De izquierda a derecha: Broncano, Lalachús, Chicote y Pedroche el día de Nochevieja. | EP

Es siempre muy interesante ver cómo se mantiene el mito del Año Nuevo en cada una de sus transformaciones. La vieja tradición religiosa, como todo el mundo sabe, estaba unida a las estaciones solares. Ahora los días crecen, el sol calienta un poco más y aunque no nos demos cuenta las plantas se remueven en sus cuerpos subterráneos, seguramente como nuestros subterráneos corporales. Los antiguos lo celebraban como un renacimiento: volvía la vida a tener savia en sus venas, que acabaría por aflorar en primavera, cuando Perséfone abandonara el infierno y todos los conductos de la sangre, de la linfa, de los líquidos vitales, se sublevaran y estallaran a la luz. Eso es algo que, para nosotros, que comemos cerezas en enero, ya no tiene ningún sentido.

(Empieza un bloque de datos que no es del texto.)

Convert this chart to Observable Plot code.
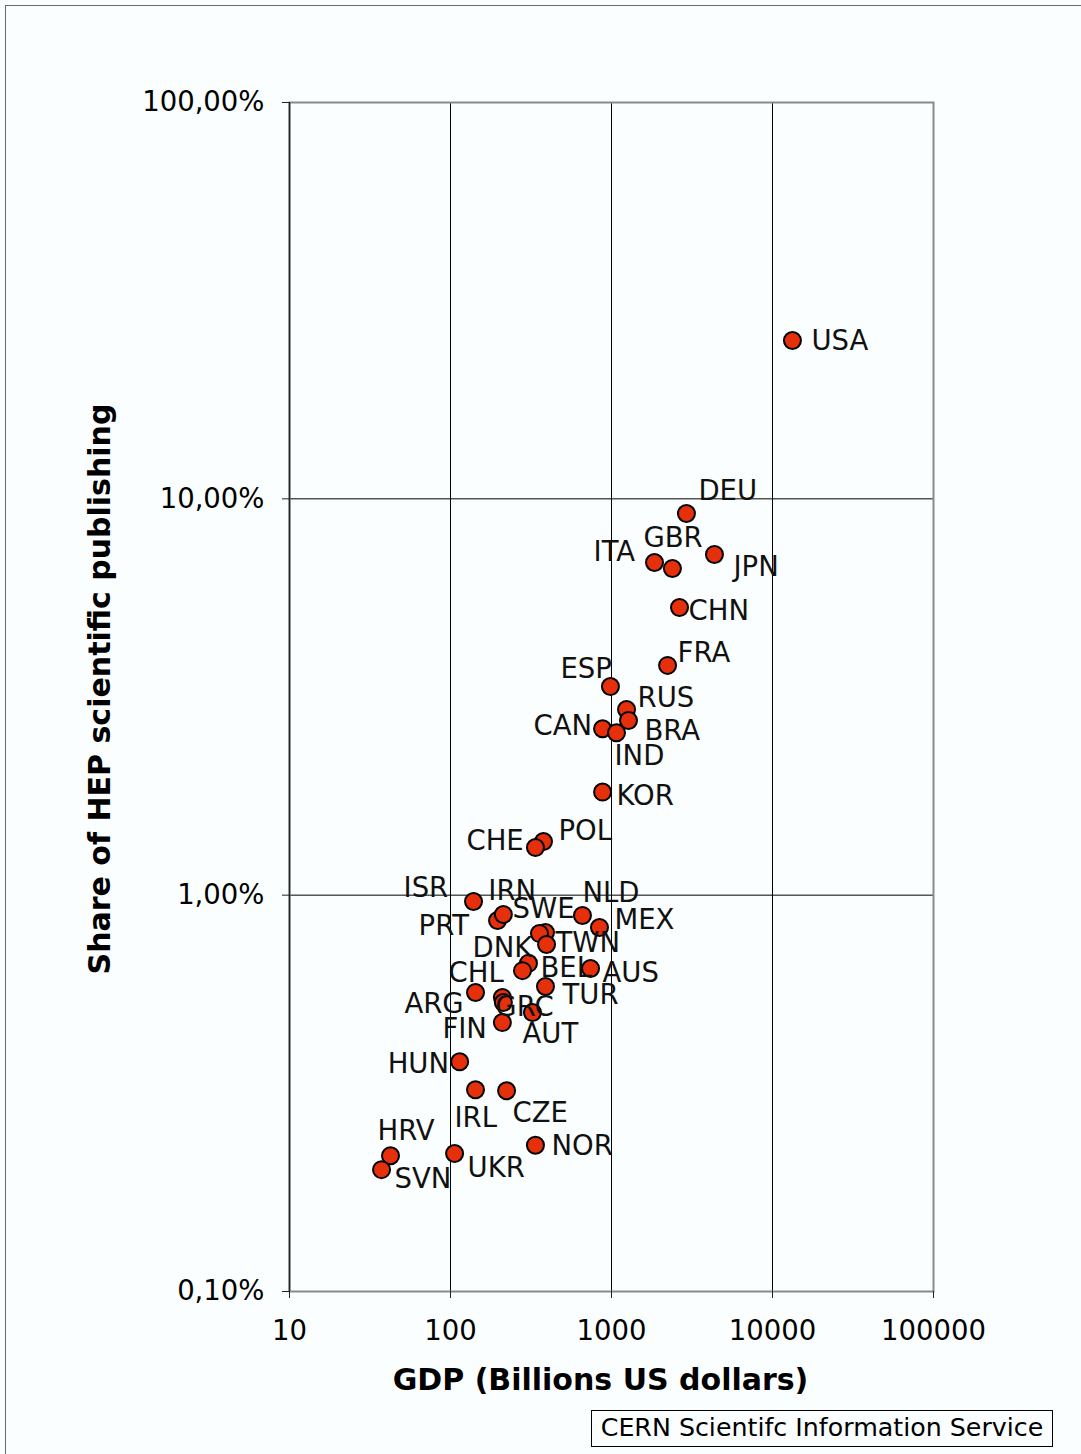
<!DOCTYPE html>
<html>
<head>
<meta charset="utf-8">
<script src="https://cdn.jsdelivr.net/npm/d3@7"></script>
<script src="https://cdn.jsdelivr.net/npm/@observablehq/plot@0.6"></script>
<style>
  html, body { margin: 0; padding: 0; background: #fbfefe; }
  body { width: 1081px; height: 1454px; position: relative; overflow: hidden; font-family: "DejaVu Sans", Verdana, sans-serif; }
  #sheet { position: absolute; left: 5px; top: 5px; width: 1200px; height: 1600px; border: 1.5px solid #6a6a6a; box-sizing: border-box; pointer-events: none; }
  #chart { position: absolute; left: 0; top: 0; }
  #source { position: absolute; left: 591px; top: 1410px; width: 462px; height: 37px; box-sizing: border-box; border: 1.5px solid #000; background: #fbfefe; font-size: 25.3px; line-height: 34px; text-align: center; color: #000; white-space: nowrap; }
</style>
</head>
<body>
<div id="sheet"></div>
<div id="chart"></div>
<div id="source">CERN Scientifc Information Service</div>
<script>
// Country codes (ISO-3); an empty string marks a point drawn without a label
const countries = ["USA", "DEU", "ITA", "GBR", "JPN", "CHN", "FRA", "ESP", "RUS", "BRA",
  "CAN", "IND", "KOR", "POL", "CHE", "ISR", "PRT", "IRN", "SWE", "", "TWN", "NLD", "MEX",
  "DNK", "BEL", "AUS", "TUR", "CHL", "ARG", "GRC", "AUT", "FIN", "HUN", "IRL", "CZE",
  "HRV", "SVN", "UKR", "NOR"];

// GDP, billions of US dollars
const gdp = [13300, 2920, 1850, 2390, 4360, 2645, 2230, 985, 1240, 1275,
  880, 1074, 880, 378, 337, 139, 196, 213, 389, 357, 395, 660, 842,
  305, 280, 741, 389, 143, 210, 213, 323, 210, 114, 143, 223,
  42.4, 37.3, 106, 337];

// Share of HEP scientific publishing, percent
const hepShare = [25.1, 9.18, 6.91, 6.67, 7.24, 5.32, 3.80, 3.36, 2.94, 2.76,
  2.63, 2.57, 1.82, 1.366, 1.319, 0.964, 0.863, 0.894, 0.805, 0.800, 0.751, 0.889, 0.829,
  0.673, 0.645, 0.653, 0.588, 0.568, 0.552, 0.536, 0.506, 0.477, 0.380, 0.323, 0.321,
  0.220, 0.203, 0.223, 0.234];

// Axis ticks
const xTicks = [10, 100, 1000, 10000, 100000];
const yTicks = [0.1, 1, 10, 100];

const xTitle = "GDP (Billions US dollars)";
const yTitle = "Share of HEP scientific publishing";

// Where each country label sits relative to its marker (left edge, vertical middle), px
const labelOffset = {
  USA: [19, 1], DEU: [12, -22], ITA: [-61, -10], GBR: [-29, -30], JPN: [19, 13],
  CHN: [9, 4], FRA: [10, -12], ESP: [-50, -17], RUS: [11, -11], BRA: [16, 11],
  CAN: [-69, -3], IND: [-2, 23], KOR: [14, 4], POL: [15, -10], CHE: [-69, -6],
  ISR: [-70, -13], IRN: [-15, -23], NLD: [0, -22], SWE: [-33, -23], PRT: [-79, 6],
  MEX: [15, -7], DNK: [-56, -15], TWN: [9, -1], BEL: [18, -2], CHL: [-27, -19],
  AUS: [12, 5], ARG: [-98, 7], TUR: [17, 9], GRC: [-8, 5], FIN: [-60, 7],
  AUT: [-10, 22], HUN: [-72, 2], IRL: [-21, 29], CZE: [6, 22], HRV: [-13, -25],
  SVN: [13, 10], UKR: [13, 15], NOR: [16, 1]
};

const rows = countries.map((c, i) => ({country: c, gdp: gdp[i], share: hepShare[i]}));

const pct = d => d.toFixed(2).replace(".", ",") + "%";

const labelMarks = rows
  .filter(r => r.country !== "")
  .map(r => Plot.text([r], {
    x: "gdp", y: "share", text: "country",
    dx: labelOffset[r.country][0], dy: labelOffset[r.country][1],
    textAnchor: "start", fontSize: 27.5, fill: "#111"
  }));

const chart = Plot.plot({
  width: 1081,
  height: 1400,
  marginLeft: 289,
  marginRight: 148,
  marginTop: 102,
  marginBottom: 109,
  style: {background: "transparent", fontFamily: "'DejaVu Sans', Verdana, sans-serif", fontSize: "27.5px", color: "#000", overflow: "visible"},
  x: {type: "log", domain: [10, 100000]},
  y: {type: "log", domain: [0.1, 100]},
  marks: [
    Plot.gridX(xTicks.slice(1, -1), {stroke: "#000", strokeOpacity: 1, strokeWidth: 1}),
    Plot.gridY(yTicks.slice(1, -1), {stroke: "#000", strokeOpacity: 1, strokeWidth: 1}),
    Plot.frame({stroke: "#8a8a8a", strokeWidth: 2}),
    Plot.ruleX([10], {stroke: "#222", strokeWidth: 1.5}),
    Plot.axisX(xTicks, {tickSize: 7, tickPadding: 22, tickFormat: d => String(d), fontSize: 27.5, stroke: "#222", label: null}),
    Plot.axisY(yTicks, {tickSize: 7, tickPadding: 18, tickFormat: pct, fontSize: 27.5, stroke: "#222", label: null}),
    Plot.dot(rows, {x: "gdp", y: "share", r: 8.5, fill: "#e6300c", stroke: "#000", strokeWidth: 2}),
    ...labelMarks,
    Plot.text([xTitle], {frameAnchor: "bottom", lineAnchor: "middle", dx: -11, dy: 89, fontSize: 30, fontWeight: "bold", fill: "#000"}),
    Plot.text([yTitle], {frameAnchor: "left", textAnchor: "middle", dx: -189, dy: -8, rotate: -90, fontSize: 30, fontWeight: "bold", fill: "#000"})
  ]
});

document.getElementById("chart").appendChild(chart);
</script>
</body>
</html>
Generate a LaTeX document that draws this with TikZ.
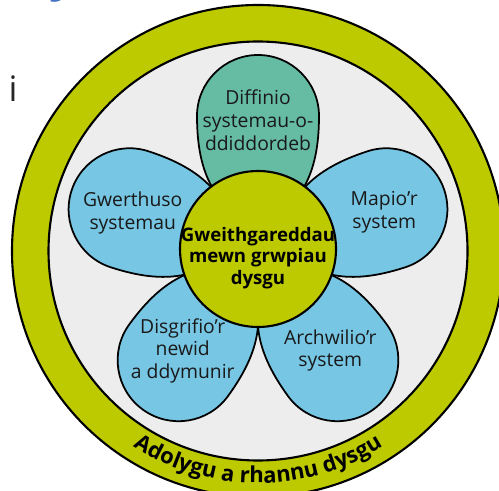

Mantiene su sentido, en cambio, el que los días crezcan. En cada jornada ganamos unos instantes de luz. Pero el sentido del Año Nuevo, en la actualidad, tampoco tiene que ver con esa peculiaridad solar porque ya todo se ilumina en plena noche. La celebración moderna no sé cuándo ni quien la inventó, pero imagino que es algo muy relacionado con la extensión de los medios de comunicación y que el inventor genérico ha de ser el periodismo, al que han seguido, como es habitual, la política y los gobiernos porque son sus apéndices. El Estado está obligado a ordenarnos unas festividades, unos jolgorios y unas alegrías que parezcan dar sentido al transcurso implacable del tiempo.

Este fin de año, por ejemplo, lo más relevante ha sido una vez más el atuendo de una señora ya entrada en años que fue confeccionado con su leche materna. Una monstruosidad muy bien recibida por todos los medios gracias a la sonrisa encantadora de la señora madre. Competía con otra celebridad de signo contrario, una mujer con exceso de peso y muy alejada de cualquier pensamiento materno, ayudada por el gracioso de la temporada. Los medios consumen graciosos como los reyes bufones. Cansan mucho, es cierto.

Eso en Madrid, pero en el mundo entero lo propio de la festividad es llenar el cielo de fuegos artificiales. Fíjense en el nombre, son fuegos, pero artificiales, como la madre semidesnuda, la obesa chistosa o el bufón del gobierno. Todo es artificio y la fiesta misma es otro artificio del Estado para obligarnos a ser felices y divertirnos en horario fijo.

Puede parecer que lo critico, pero no es así, soy un firme partidario del jolgorio popular, el del entierro de la sardina de Goya, por ejemplo, otra premonición de aquel sordo sabio. Hay que tener en cuenta que antaño no existía este jolgorio. Las festividades navideñas eran más bien silenciosas (Stille nacht, por si no lo recuerdan) y pacíficas, frente a los casi cuarenta heridos de las pasadas Navidades madrileñas. La ceremonia no la oficiaba una madre exhibicionista, sino el cura párroco. El jolgorio era religioso y, por lo tanto, más tranquilo, aunque a veces se disparataba durante el rosario de la aurora.

Creo muy interesante el contraste entre nuestro modo, ¡tan neoyorkino!, de celebrar el cambio de año y el de nuestros abuelos. No se trata de juzgar si es mejor o peor, sino de pensarlo para entender cómo somos ahora, qué somos ahora, de quién somos ahora, a quién obedecemos ahora. Y si el cambio de yugo nos ha mejorado y pastamos mejor o si somos ya hijos del desierto electrónico.